Dalam kunjungan ke Camp pengungsi Rohingya ini saya banyak belajar tentang kesabaran, kesetiaan dalam berproses, kerja sama dari berbagai macam organisasi Internasional yang tidak mudah, menghargai perbedaan dan kerelaan untuk berbagi dengan meretas batas dalam situasi dunia yang keras saat ini.

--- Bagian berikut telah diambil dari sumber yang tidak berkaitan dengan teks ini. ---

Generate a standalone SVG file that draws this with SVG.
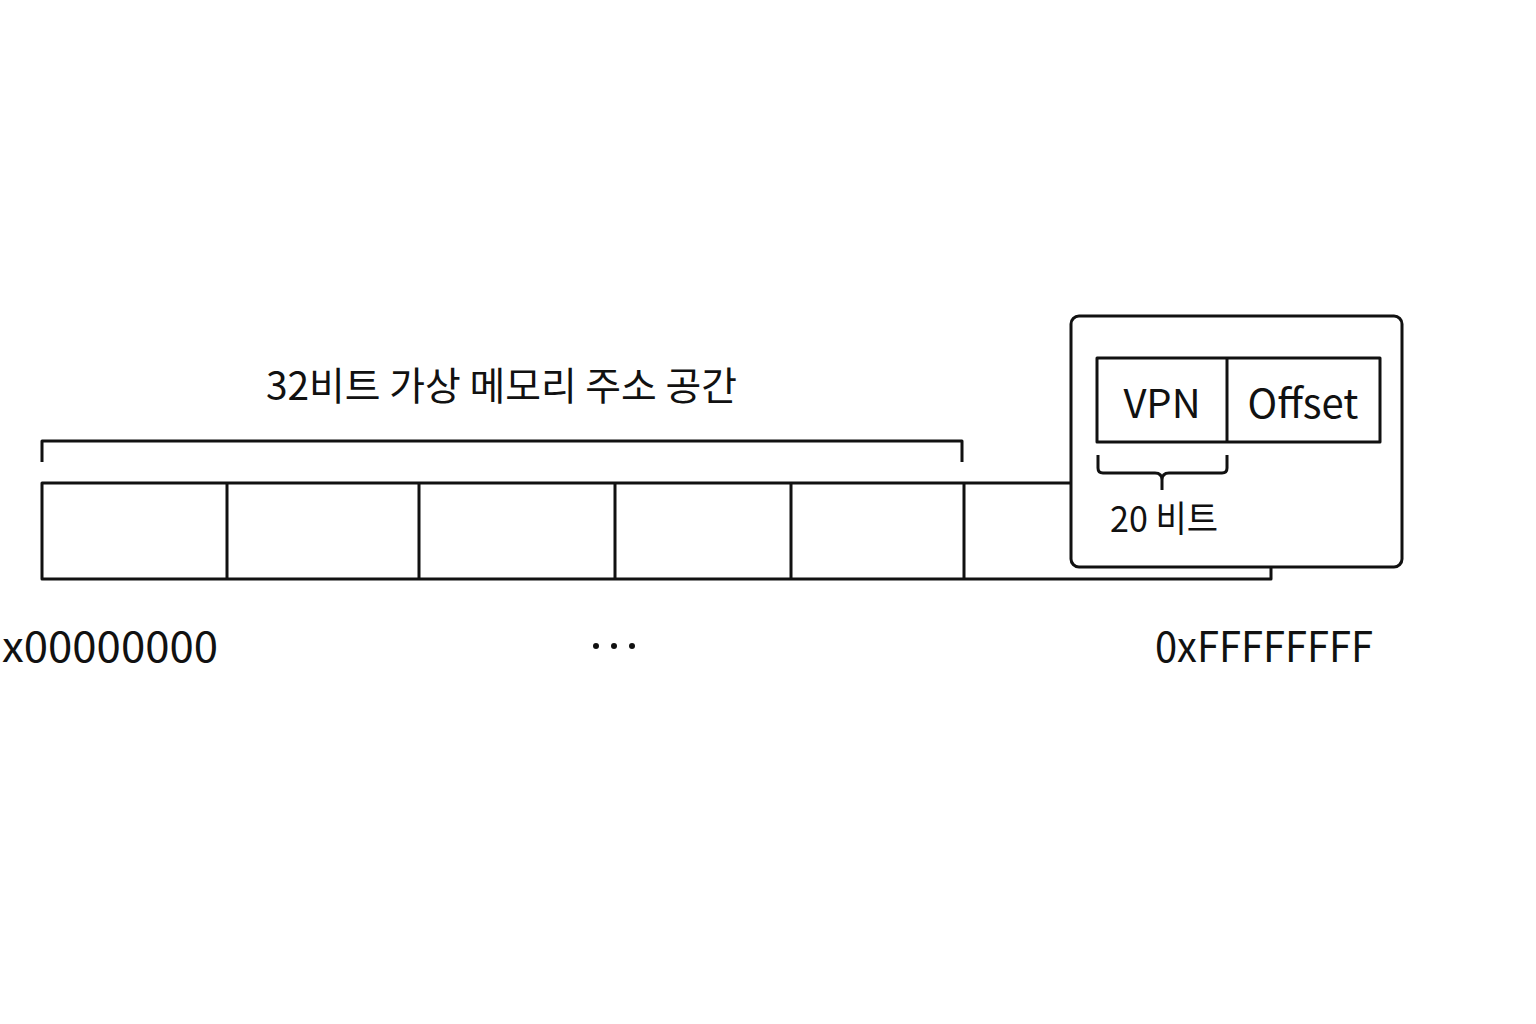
<svg xmlns="http://www.w3.org/2000/svg" width="1536" height="1024" viewBox="0 0 1536 1024">
<style>
.ln{fill:none;stroke:#111;stroke-width:3;stroke-linejoin:round}
.t{font-family:"Noto Sans CJK KR","Noto Sans",sans-serif;fill:#111}
</style>
<rect width="1536" height="1024" fill="#fff"/>
<g id="title">
<text class="t" x="266" y="400" font-size="39" textLength="471" lengthAdjust="spacingAndGlyphs">32비트 가상 메모리 주소 공간</text>
<path class="ln" d="M42,462 V441 H962 V462"/>
</g>
<g id="memory">
<path class="ln" d="M1071,483 H42 V579 H1271 V567"/>
<path class="ln" d="M227,483 V579 M419,483 V579 M615,483 V579 M791,483 V579 M964,483 V579"/>
</g>
<g id="labels">
<text class="t" x="2" y="662" font-size="42" textLength="216" lengthAdjust="spacingAndGlyphs">x00000000</text>
<circle cx="596" cy="646" r="3" fill="#111"/>
<circle cx="614" cy="646" r="3" fill="#111"/>
<circle cx="632" cy="646" r="3" fill="#111"/>
<text class="t" x="1155" y="662" font-size="42" textLength="218" lengthAdjust="spacingAndGlyphs">0xFFFFFFFF</text>
</g>
<g id="address-box">
<rect class="ln" x="1071" y="316" width="331" height="251" rx="8" fill="#fff"/>
<rect class="ln" x="1097" y="358" width="283" height="84"/>
<path class="ln" d="M1227,358 V442"/>
<text class="t" x="1162" y="418" font-size="40" text-anchor="middle">VPN</text>
<text class="t" x="1303" y="418" font-size="40" text-anchor="middle">Offset</text>
<path class="ln" d="M1098,455 V468 Q1098,473 1103,473 H1155 Q1162,473 1162,480 V490 M1162,480 Q1162,473 1169,473 H1222 Q1227,473 1227,468 V455"/>
<text class="t" x="1110" y="532" font-size="36" textLength="108" lengthAdjust="spacingAndGlyphs">20 비트</text>
</g>
</svg>
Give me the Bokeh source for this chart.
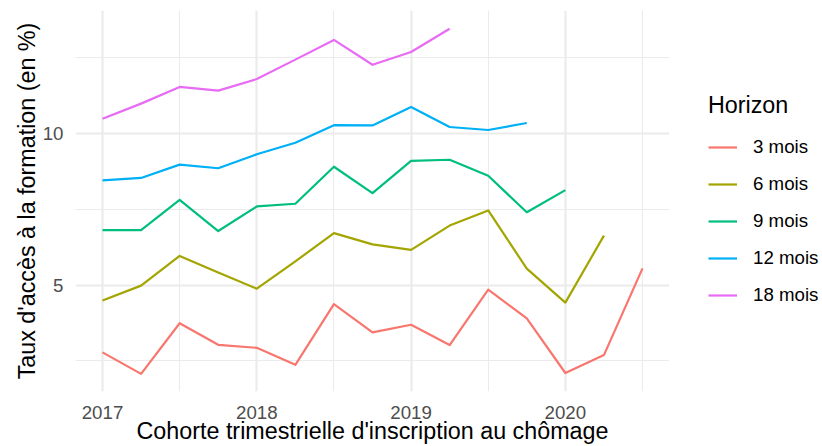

Situasi dunia saat ini, sangat sensitif dengan adanya isu sara, maka dalam menjalankan misi kemanusiaan ini yang terpenting adalah bagaimana melayani dengan kasih yang tulus untuk mereka yang membutuhkan. Negara Indonesia belum meratifikasi perjanjian Palermo maka pelayanan untuk para pengungsi masih ditangani oleh Lembaga Internasional seperti IOM dan JRS.
Disesi akhir seminar, kami membuat kesepakatan yang isinya adalah Kami berbagi visi masyarakat internasional tentang Global Compact untuk Migrasi yang Aman, Tertib, dan Teratur: "Migrasi telah menjadi bagian dari pengalaman manusia sepanjang sejarah, dan kami menyadari bahwa itu adalah sumber kemakmuran, inovasi, dan pembangunan berkelanjutan di dunia global kami, dan bahwa dampak positif ini dapat dioptimalkan dengan meningkatkan tata kelola migrasi "(No. 8).
Kami menegaskan perlunya koordinasi yang lebih dekat dan respons efektif terhadap tantangan yang ditimbulkan oleh migrasi kontemporer dan diingatkan oleh 4 kata kerja yang mendorong Paus Fransiskus kepada kita: menyambut, melindungi, mempromosikan, dan mengintegrasikan sebagai "upaya semua aktor, di antara yang, Anda dapat yakin akan selalu menjadi Gereja. "(Paus Francis, Pidato kepada Para Peserta dalam Forum Internasional tentang Migrasi dan Perdamaian, 21 Februari 2017). Oleh karena itu, kami mendorong komunitas dunia untuk memperluas solidaritas mereka untuk menemukan solusi yang dapat diterima dan dapat diadaptasi untuk negara-negara terkait dan dengan demikian dapat mengembangkan manusia secara utuh.